テリー 崑ちゃんは、小さい頃から芸の世界へ行きたいと考えていたんですか?
大村 そうそう、もともとうちの親父が、ええとこのおっさんやのに、おもしろい人でね。みんなから寄付を集めて祭の櫓を作ってその上で踊ってみたり、役者さんから衣装を借りて仮装してみたり、みたいなことが好きな人だったんですよ。僕を肩車して、神戸の繁華街・新開地に連れて行ってくれたりしてね。
テリー なるほど。そんなお父さんのもとで育ったから、芸心みたいなものが自然と養われていたんですね。
大村 で、高校を卒業したあと、芸能界を目指すために神戸のキャバレーでボーイを始めたんです。その店にいてたら、芸能人がいっぱい来るって聞いていましたからね。
テリー 実際、どうだったんですか?
大村 ホントにいろいろ来ましたよ。美空ひばりさん、江利チエミさん、雪村いづみさん、力道山とか。
テリー すごい! 当時の大スターばかりじゃないですか。
大村 それで、そのキャバレーで司会の仕事をするようになって、そのうち雪村いづみさんのマネージャーと親しくなるんですよ。その人に「プロの司会者になりたいんです」って頼んだら、名司会者の大久保怜さんを紹介してもらって、弟子入りすることになりました。そこで師匠が「大久保」の「大」と僕の本名の「岡村」の「村」をくっつけて、「大村崑」という芸名を考えてくれましてね。
テリー へぇ~、「崑」というのも珍しいですね?
大村 僕も最初はおかしな名前だと思って、「先生、崑だけですか? 崑助とか崑太とか、何か下に付けたほうがいいんじゃないですか?」って聞いたら、「バカ。アリナミンとかビタミンとか、最後に『ン』が付いてると、人に覚えてもらいやすいんだ」と。今にして思えば、いい名前を付けてもらったと思います。
テリー 司会の仕事は、どうだったんですか?
大村 3年ぐらい修業して、歌手とドサ回りの司会をしましたけど、月収7、8万はありましたから、そこそこ稼いでいたんですよ。

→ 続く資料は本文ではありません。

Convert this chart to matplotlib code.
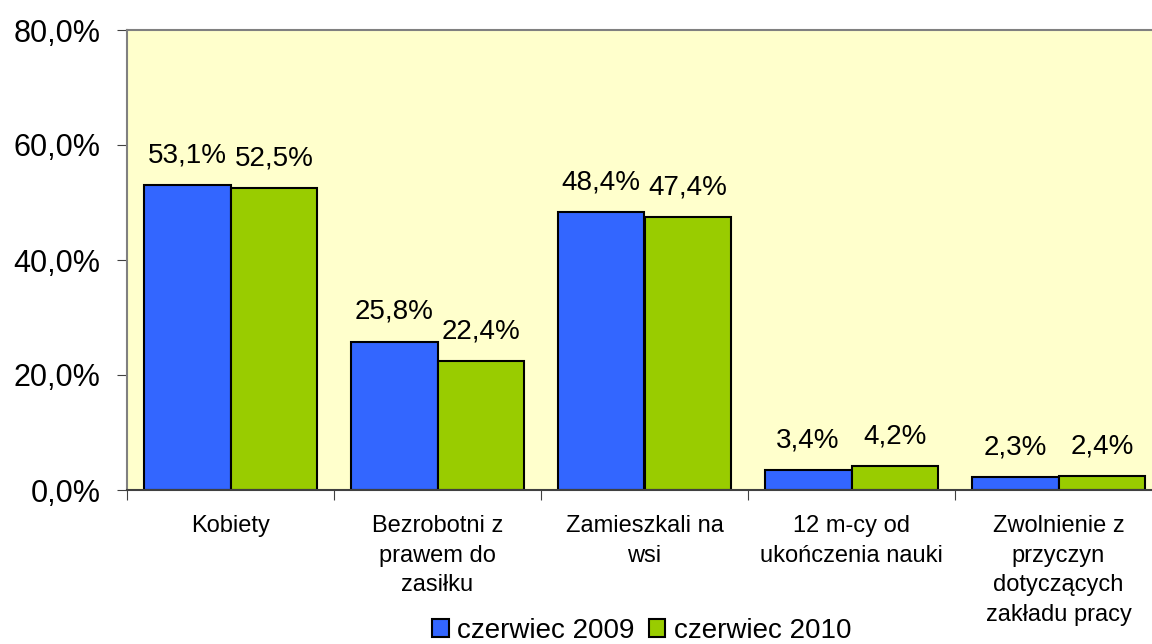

テリー えー、当時の7万って今の100万円ぐらいじゃないですか!
大村 でも、お笑いの仕事とは無縁ですから、それに対する不満はあったんですよ。そんな時、師匠のところへ、大阪の北野劇場の支配人が「お前のところの若いのを、うちの専属で使わせてくれないか」という話を持ってきたんです。あの頃の北野劇場と言えば、東京の「日劇」みたいなものです。そんな檜舞台に365日専属で出られるなんて夢のようで、喜んで「行きます!」って言ったね。月収は7万から3万に下がったけどね(笑)。
テリー ハハハ、でも金なんか関係ない、と。
大村 そう。そこで出会ったのが、佐々十郎や茶川一郎なわけです。
テリー おおっ! 大人気だったテレビコメディ「やりくりアパート」のメンバーじゃないですか!
大村 結果的には、この3人でやったのがよかった。2人とも浅草と新宿の軽演劇のコメディアンで厳しくてね、僕はこってりしぼられて、いじめられた(苦笑)。でも、そのおかげでこちらの芸も磨かれて、ドーッとウケるようになってきた。そうしてる間に「大阪テレビ」が開局して、僕の人気も全国区に広がっていくんですよ。